Begin with the first line and repeat exactly through the line containing "35, 40, 45]"; leave every image out.

• Data excerpt
------------------------------------------------------------------------
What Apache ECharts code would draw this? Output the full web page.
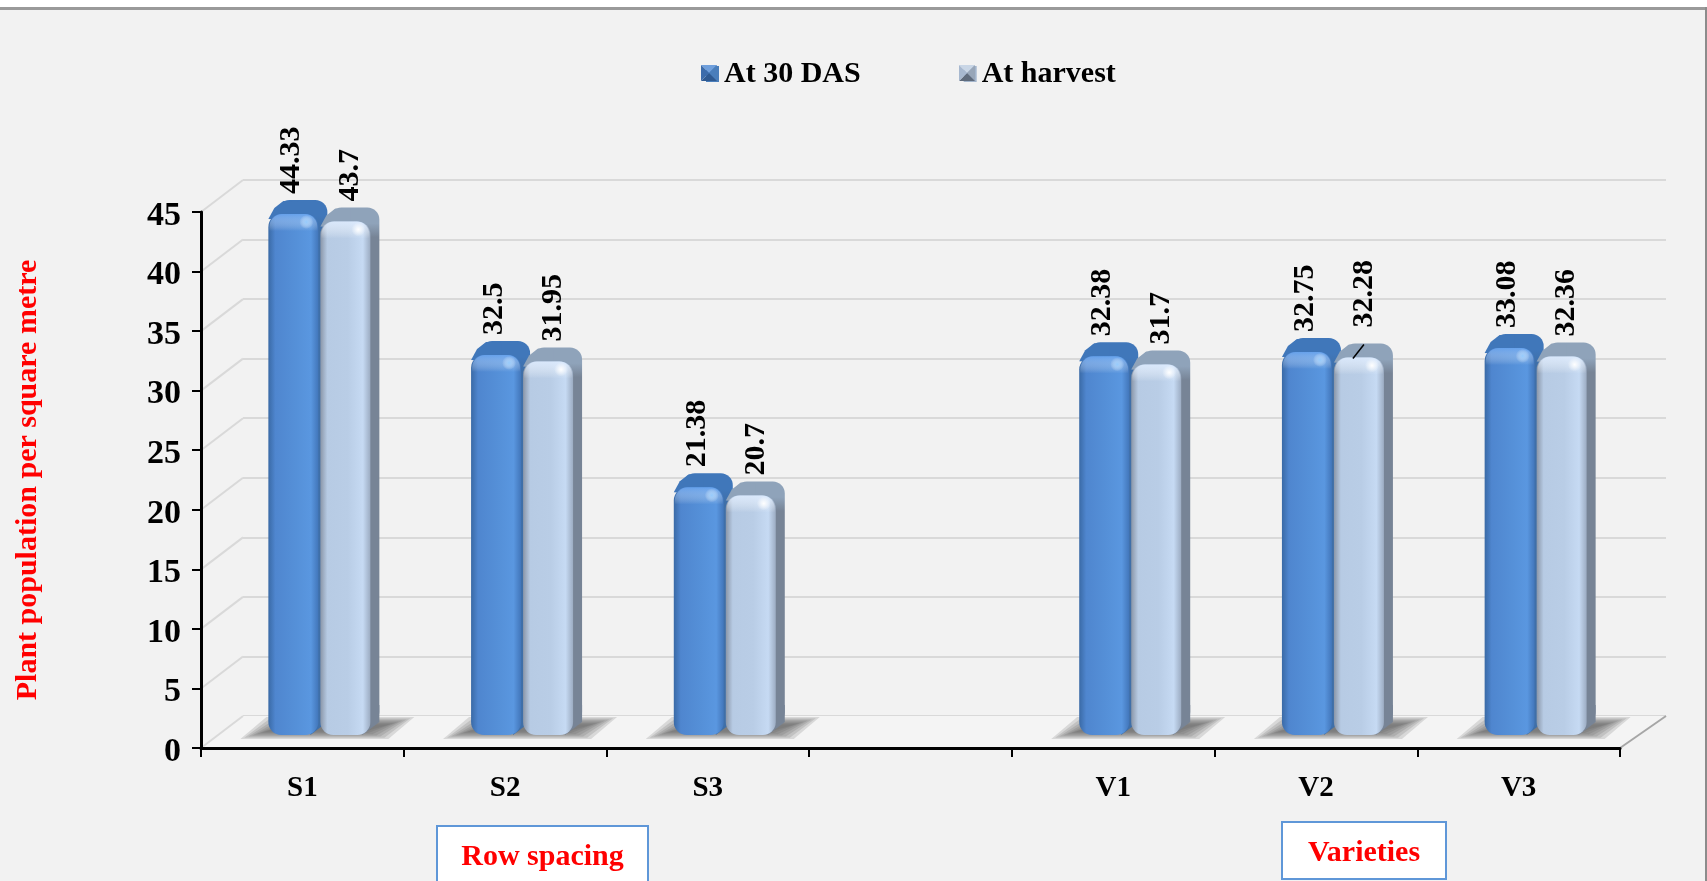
<!DOCTYPE html>
<html>
<head>
<meta charset="utf-8">
<title>Plant population per square metre</title>
<style>
    html, body { margin: 0; padding: 0; background: #f2f2f2; }
    #chart { width: 1707px; height: 881px; }
</style>
<script src="https://cdn.jsdelivr.net/npm/echarts@6/dist/echarts.min.js"></script>
</head>
<body>
<div id="chart"></div>
<script>
// 数据
const categories = ['S1', 'S2', 'S3', '', 'V1', 'V2', 'V3']
const at30Das = [44.33, 32.5, 21.38, null, 32.38, 32.75, 33.08]
const atHarvest = [43.7, 31.95, 20.7, null, 31.7, 32.28, 32.36]
const yTicks = [0, 5, 10, 15, 20, 25, 30, 35, 40, 45]

const serif = '"Liberation Serif", "Times New Roman", serif'
const gridColor = '#d9d9d9'
// 三维背景墙的偏移
const wallDx = 42
const wallDy = 32
// 柱子底部离前沿的距离
const barLift = 13

const blueLook = {
    barDx: -34,
    labelDx: -11,
    side: '#3f6fa8',
    top: '#4077ba',
    front: ['#3a6aa6', '#4f86cf', '#5590d8', '#5a97e0', '#4276ba'],
    bevel: 'rgba(105,165,240,0.8)',
    spot: 'rgba(150,205,255,0.9)'
}
const lightLook = {
    barDx: 18,
    labelDx: 48,
    side: '#778496',
    top: '#8fa3ba',
    front: ['#8a96a8', '#b7cbe4', '#b9cde6', '#c6daf3', '#9cacc2'],
    bevel: 'rgba(222,236,255,0.85)',
    spot: 'rgba(255,255,255,1)'
}

function toPoints(values) {
    return values.map((v, i) => [i, v]).filter(d => d[1] !== null)
}

function renderBar(look, seriesIndex) {
    return function (params, api) {
        const c = api.coord([api.value(0), 0])[0]
        const yTop = api.coord([0, api.value(1)])[1] - barLift
        const yBot = api.coord([0, 0])[1] - barLift
        const x0 = c + look.barDx
        const x1 = x0 + 50
        const h = yBot - yTop
        const children = [
            // 后侧面
            {
                type: 'rect',
                shape: { x: x0 + 9, y: yTop - 7, width: 50, height: h - 4, r: 12 },
                style: {
                    fill: new echarts.graphic.LinearGradient(0, 0, 0, 1, [
                        { offset: 0, color: look.top },
                        { offset: 16 / h, color: look.top },
                        { offset: 30 / h, color: look.side },
                        { offset: 1, color: look.side }
                    ])
                }
            },
            {
                type: 'polygon',
                shape: { points: [[x0, yTop + 12], [x0 + 6, yTop + 1], [x0 + 15, yTop - 6], [x0 + 30, yTop - 5], [x0 + 30, yTop + 14]] },
                style: { fill: look.top }
            },
            {
                type: 'polygon',
                shape: { points: [[x1 - 8, yBot], [x1 + 9, yBot - 13], [x1 + 9, yBot - 30], [x1 - 8, yBot - 30]] },
                style: { fill: look.side }
            },
            // 正面
            {
                type: 'rect',
                shape: { x: x0, y: yTop + 7, width: 50, height: h - 7, r: 13 },
                style: {
                    fill: new echarts.graphic.LinearGradient(0, 0, 1, 0, [
                        { offset: 0, color: look.front[0] },
                        { offset: 0.14, color: look.front[1] },
                        { offset: 0.55, color: look.front[2] },
                        { offset: 0.85, color: look.front[3] },
                        { offset: 1, color: look.front[4] }
                    ])
                }
            },
            {
                type: 'rect',
                shape: { x: x0 + 1, y: yTop + 7, width: 48, height: 17, r: [13, 13, 0, 0] },
                style: {
                    fill: new echarts.graphic.LinearGradient(0, 0, 0, 1, [
                        { offset: 0, color: look.bevel },
                        { offset: 1, color: 'rgba(255,255,255,0)' }
                    ])
                }
            },
            {
                type: 'circle',
                shape: { cx: x1 - 12, cy: yTop + 15, r: 7 },
                style: {
                    fill: new echarts.graphic.RadialGradient(0.5, 0.5, 0.5, [
                        { offset: 0, color: look.spot },
                        { offset: 1, color: 'rgba(255,255,255,0)' }
                    ])
                }
            }
        ]
        // V2 的收获期标签被手动抬高，并带一条引线
        const lifted = seriesIndex === 1 && api.value(0) === 5
        const labelX = c + look.labelDx
        const labelY = yTop - 13 - (lifted ? 10 : 0)
        if (lifted) {
            children.push({
                type: 'line',
                shape: { x1: labelX - 11, y1: yTop + 8, x2: labelX, y2: yTop - 6 },
                style: { stroke: '#000', lineWidth: 1.5 }
            })
        }
        children.push({
            type: 'text',
            x: labelX,
            y: labelY,
            rotation: Math.PI / 2,
            style: {
                text: String(api.value(1)),
                font: 'bold 30px ' + serif,
                fill: '#000',
                align: 'left',
                verticalAlign: 'middle'
            }
        })
        return { type: 'group', children: children }
    }
}

// 地板
function renderFloor(params, api) {
    const cs = params.coordSys
    const y = api.coord([0, 0])[1]
    return {
        type: 'polygon',
        shape: {
            points: [
                [cs.x, y],
                [cs.x + wallDx, y - wallDy],
                [cs.x + cs.width + wallDx + 4, y - wallDy],
                [cs.x + cs.width, y]
            ]
        },
        style: { fill: '#f4f4f4' }
    }
}

// 地板右侧边线
function renderFloorEdge(params, api) {
    const cs = params.coordSys
    const y = api.coord([0, 0])[1]
    return {
        type: 'line',
        shape: { x1: cs.x + cs.width, y1: y, x2: cs.x + cs.width + wallDx + 4, y2: y - wallDy },
        style: { stroke: '#a6a6a6', lineWidth: 2 }
    }
}

// 左侧墙的斜线
function renderSlant(params, api) {
    const p = api.coord([0, api.value(0)])
    const x = params.coordSys.x
    return {
        type: 'line',
        shape: { x1: x, y1: p[1], x2: x + wallDx, y2: p[1] - wallDy },
        style: { stroke: gridColor, lineWidth: 2 }
    }
}

// 柱子在地板上的阴影，多层叠加出柔和边缘
function renderShadow(params, api) {
    const c = api.coord([api.value(0), 0])[0]
    const y = api.coord([0, 0])[1]
    const layers = []
    for (let k = 0; k < 7; k++) {
        const dx = k * 4
        const dy = k * 1.2
        layers.push({
            type: 'polygon',
            shape: {
                points: [
                    [c - 62 + dx, y - 9 - dy],
                    [c - 36 + dx, y - 31 + dy],
                    [c + 112 - dx, y - 31 + dy],
                    [c + 86 - dx, y - 9 - dy]
                ]
            },
            style: { fill: 'rgba(90,90,90,0.18)' }
        })
    }
    return { type: 'group', children: layers }
}

function pyramid(x, y, s, colors) {
    const m = [x + s / 2, y + s / 2]
    const corners = [[x, y], [x + s, y], [x + s, y + s], [x, y + s]]
    return colors.map((color, i) => ({
        type: 'polygon',
        z: 20,
        shape: { points: [corners[i], corners[(i + 1) % 4], m] },
        style: { fill: color }
    }))
}

function noteBox(x, y, width, height, text) {
    return [
        {
            type: 'rect',
            z: 20,
            shape: { x: x, y: y, width: width, height: height },
            style: { fill: '#fff', stroke: '#5f97d8', lineWidth: 2 }
        },
        {
            type: 'text',
            z: 21,
            x: x + width / 2,
            y: y + 31,
            style: {
                text: text,
                font: 'bold 30px ' + serif,
                fill: '#f00',
                align: 'center',
                verticalAlign: 'middle'
            }
        }
    ]
}

const chart = echarts.init(document.getElementById('chart'))
chart.setOption({
    backgroundColor: '#f2f2f2',
    animation: false,
    legend: {
        data: ['At 30 DAS', 'At harvest'],
        left: 701,
        top: 54,
        itemWidth: 13,
        itemHeight: 16,
        itemGap: 103,
        icon: 'rect',
        selectedMode: false,
        textStyle: { fontFamily: serif, fontWeight: 'bold', fontSize: 30, color: '#000' }
    },
    grid: [
        { left: 201, right: 87, top: 212, bottom: 133, outerBoundsMode: 'none' },
        { left: 243, right: 41, top: 180, bottom: 165, outerBoundsMode: 'none' }
    ],
    xAxis: [
        {
            type: 'category',
            data: categories,
            z: 10,
            axisLine: { lineStyle: { color: '#000', width: 3 } },
            axisTick: { show: true, interval: 0, length: 9, lineStyle: { color: '#000', width: 2 } },
            axisLabel: { interval: 0, margin: 26, color: '#000', fontFamily: serif, fontWeight: 'bold', fontSize: 29 }
        },
        {
            type: 'category',
            gridIndex: 1,
            data: categories,
            axisLine: { show: false },
            axisTick: { show: false },
            axisLabel: { show: false }
        }
    ],
    yAxis: [
        {
            type: 'value',
            min: 0,
            max: 45,
            interval: 5,
            z: 10,
            name: 'Plant population per square metre',
            nameLocation: 'middle',
            nameRotate: 90,
            nameGap: 158,
            nameTextStyle: { color: '#f00', fontFamily: serif, fontWeight: 'bold', fontSize: 30 },
            axisLine: { show: true, lineStyle: { color: '#000', width: 3 } },
            axisTick: { show: true, length: 9, lineStyle: { color: '#000', width: 2 } },
            // 标签比刻度略低
            axisLabel: { margin: 20, verticalAlign: 'top', padding: [-13, 0, 0, 0], color: '#000', fontFamily: serif, fontWeight: 'bold', fontSize: 34 },
            splitLine: { show: false }
        },
        {
            type: 'value',
            gridIndex: 1,
            min: 0,
            max: 45,
            interval: 5,
            axisLine: { show: false },
            axisTick: { show: false },
            axisLabel: { show: false },
            splitLine: { show: true, lineStyle: { color: gridColor, width: 2 } }
        }
    ],
    series: [
        {
            type: 'custom',
            silent: true,
            z: 1,
            renderItem: renderFloor,
            data: [[0]]
        },
        {
            type: 'custom',
            silent: true,
            z: 1,
            renderItem: renderSlant,
            encode: { y: 0 },
            data: yTicks.map(v => [v])
        },
        {
            type: 'custom',
            silent: true,
            z: 1,
            renderItem: renderFloorEdge,
            data: [[0]]
        },
        {
            type: 'custom',
            silent: true,
            z: 2,
            renderItem: renderShadow,
            encode: { x: 0, y: 1 },
            data: toPoints(at30Das)
        },
        {
            name: 'At 30 DAS',
            type: 'custom',
            z: 5,
            itemStyle: { color: '#4a7ebb' },
            renderItem: renderBar(blueLook, 0),
            encode: { x: 0, y: 1 },
            data: toPoints(at30Das)
        },
        {
            name: 'At harvest',
            type: 'custom',
            z: 6,
            itemStyle: { color: '#a3b5cc' },
            renderItem: renderBar(lightLook, 1),
            encode: { x: 0, y: 1 },
            data: toPoints(atHarvest)
        }
    ],
    graphic: [
        // 外框
        { type: 'rect', z: 19, shape: { x: 0, y: 0, width: 1707, height: 7 }, style: { fill: '#fff' } },
        { type: 'rect', z: 19, shape: { x: 0, y: 7, width: 1707, height: 3 }, style: { fill: '#9a9a9a' } },
        { type: 'rect', z: 19, shape: { x: 1705, y: 7, width: 2, height: 874 }, style: { fill: '#8c8c8c' } },
        ...pyramid(701, 65, 16, ['#6f9fdc', '#4a7ebb', '#2f5a92', '#3c6cab']),
        ...pyramid(959, 65, 16, ['#c9d6e6', '#98a6b8', '#5f6b7c', '#a7b8cf']),
        ...noteBox(437, 826, 211, 70, 'Row spacing'),
        ...noteBox(1282, 822, 164, 57, 'Varieties')
    ]
})
</script>
</body>
</html>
------------------------------------------------------------------------
• Response to this exercise
What Apache ECharts code would draw this? Output the full web page.
<!DOCTYPE html>
<html>
<head>
<meta charset="utf-8">
<title>Plant population per square metre</title>
<style>
    html, body { margin: 0; padding: 0; background: #f2f2f2; }
    #chart { width: 1707px; height: 881px; }
</style>
<script src="https://cdn.jsdelivr.net/npm/echarts@6/dist/echarts.min.js"></script>
</head>
<body>
<div id="chart"></div>
<script>
// 数据
const categories = ['S1', 'S2', 'S3', '', 'V1', 'V2', 'V3']
const at30Das = [44.33, 32.5, 21.38, null, 32.38, 32.75, 33.08]
const atHarvest = [43.7, 31.95, 20.7, null, 31.7, 32.28, 32.36]
const yTicks = [0, 5, 10, 15, 20, 25, 30, 35, 40, 45]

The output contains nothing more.